§ **Given task**
Repeat the material below exactly, with no pictures.

——

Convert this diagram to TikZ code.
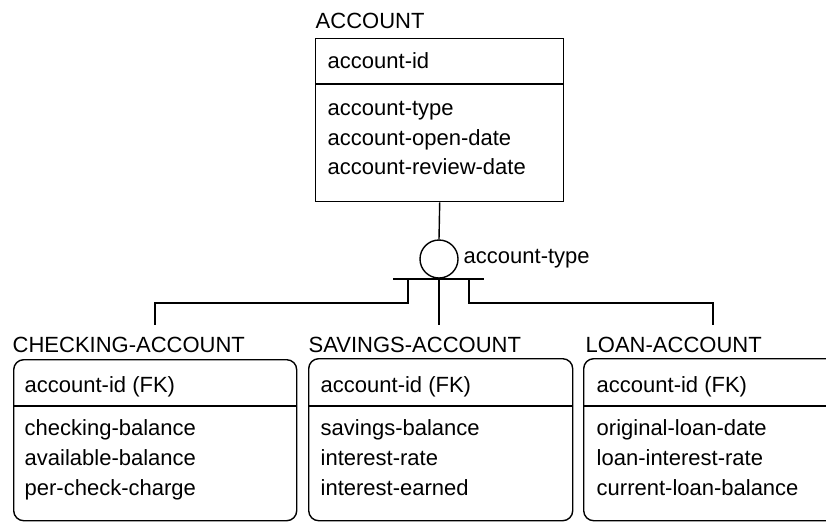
\documentclass[tikz,border=0pt]{standalone}
\usepackage{fontspec}
\setmainfont{Liberation Sans}
\begin{document}
\begin{tikzpicture}[x=1pt,y=-1pt,
  line width=1.4pt,
  txt/.style={inner sep=0pt, anchor=base west, font=\fontsize{22}{26}\selectfont},
  ent/.style={draw, anchor=north west, inner sep=0pt},
  rent/.style={ent, rounded corners=10pt},
  conn/.style={draw, line width=1.4pt}]
\useasboundingbox (0,0) rectangle (826,523);
\clip (0,0) rectangle (826,523);
% ACCOUNT
\node[txt] (accT) at (315,28) {ACCOUNT};
\node[ent, minimum width=248pt, minimum height=163pt] (acc) at (315,38) {};
\draw (315,84) -- (563,84);
\node[txt] (acc1) at (327,68) {account-id};
\node[txt] (acc2) at (327,115) {account-type};
\node[txt] (acc3) at (327,145) {account-open-date};
\node[txt] (acc4) at (327,174) {account-review-date};
% category
\node[draw, circle, minimum size=38pt, inner sep=0pt] (cat) at (439,259) {};
\node[txt] (catL) at (463,263) {account-type};
\coordinate (barL) at (393,279);
\coordinate (barR) at (484,279);
\draw (barL) -- (barR);
\draw (acc.south) -- (cat.north);
% CHECKING
\node[txt] (chkT) at (12,352) {CHECKING-ACCOUNT};
\node[rent, minimum width=283pt, minimum height=161pt] (chk) at (13,359) {};
\draw (13,406) -- (296,406);
\node[txt] (chk1) at (24,392) {account-id (FK)};
\node[txt] (chk2) at (24,435) {checking-balance};
\node[txt] (chk3) at (24,465) {available-balance};
\node[txt] (chk4) at (24,495) {per-check-charge};
% SAVINGS
\node[txt] (savT) at (308,352) {SAVINGS-ACCOUNT};
\node[rent, minimum width=264pt, minimum height=162pt] (sav) at (308,358) {};
\draw (308,406) -- (572,406);
\node[txt] (sav1) at (320,392) {account-id (FK)};
\node[txt] (sav2) at (320,435) {savings-balance};
\node[txt] (sav3) at (320,465) {interest-rate};
\node[txt] (sav4) at (320,495) {interest-earned};
% LOAN
\node[txt] (loaT) at (585,352) {LOAN-ACCOUNT};
\node[rent, minimum width=280pt, minimum height=162pt] (loa) at (583,358) {};
\draw (583,406) -- (863,406);
\node[txt] (loa1) at (596,392) {account-id (FK)};
\node[txt] (loa2) at (596,435) {original-loan-date};
\node[txt] (loa3) at (596,465) {loan-interest-rate};
\node[txt] (loa4) at (596,495) {current-loan-balance};
% connectors
\coordinate (chkE) at (155,325);
\coordinate (savE) at (439,325);
\coordinate (loaE) at (713,325);
\draw (408,279) |- (155,303) -- (chkE);
\draw (439,279) -- (savE);
\draw (469,279) |- (713,303) -- (loaE);
\end{tikzpicture}
\end{document}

——

§ **Expected answer**
Convert this diagram to TikZ code.
\documentclass[tikz,border=0pt]{standalone}
\usepackage{fontspec}
\setmainfont{Liberation Sans}
\begin{document}
\begin{tikzpicture}[x=1pt,y=-1pt,
  line width=1.4pt,
  txt/.style={inner sep=0pt, anchor=base west, font=\fontsize{22}{26}\selectfont},
  ent/.style={draw, anchor=north west, inner sep=0pt},
  rent/.style={ent, rounded corners=10pt},
  conn/.style={draw, line width=1.4pt}]
\useasboundingbox (0,0) rectangle (826,523);
\clip (0,0) rectangle (826,523);
% ACCOUNT
\node[txt] (accT) at (315,28) {ACCOUNT};
\node[ent, minimum width=248pt, minimum height=163pt] (acc) at (315,38) {};
\draw (315,84) -- (563,84);
\node[txt] (acc1) at (327,68) {account-id};
\node[txt] (acc2) at (327,115) {account-type};
\node[txt] (acc3) at (327,145) {account-open-date};
\node[txt] (acc4) at (327,174) {account-review-date};
% category
\node[draw, circle, minimum size=38pt, inner sep=0pt] (cat) at (439,259) {};
\node[txt] (catL) at (463,263) {account-type};
\coordinate (barL) at (393,279);
\coordinate (barR) at (484,279);
\draw (barL) -- (barR);
\draw (acc.south) -- (cat.north);
% CHECKING
\node[txt] (chkT) at (12,352) {CHECKING-ACCOUNT};
\node[rent, minimum width=283pt, minimum height=161pt] (chk) at (13,359) {};
\draw (13,406) -- (296,406);
\node[txt] (chk1) at (24,392) {account-id (FK)};
\node[txt] (chk2) at (24,435) {checking-balance};
\node[txt] (chk3) at (24,465) {available-balance};
\node[txt] (chk4) at (24,495) {per-check-charge};
% SAVINGS
\node[txt] (savT) at (308,352) {SAVINGS-ACCOUNT};
\node[rent, minimum width=264pt, minimum height=162pt] (sav) at (308,358) {};
\draw (308,406) -- (572,406);
\node[txt] (sav1) at (320,392) {account-id (FK)};
\node[txt] (sav2) at (320,435) {savings-balance};
\node[txt] (sav3) at (320,465) {interest-rate};
\node[txt] (sav4) at (320,495) {interest-earned};
% LOAN
\node[txt] (loaT) at (585,352) {LOAN-ACCOUNT};
\node[rent, minimum width=280pt, minimum height=162pt] (loa) at (583,358) {};
\draw (583,406) -- (863,406);
\node[txt] (loa1) at (596,392) {account-id (FK)};
\node[txt] (loa2) at (596,435) {original-loan-date};
\node[txt] (loa3) at (596,465) {loan-interest-rate};
\node[txt] (loa4) at (596,495) {current-loan-balance};
% connectors
\coordinate (chkE) at (155,325);
\coordinate (savE) at (439,325);
\coordinate (loaE) at (713,325);
\draw (408,279) |- (155,303) -- (chkE);
\draw (439,279) -- (savE);
\draw (469,279) |- (713,303) -- (loaE);
\end{tikzpicture}
\end{document}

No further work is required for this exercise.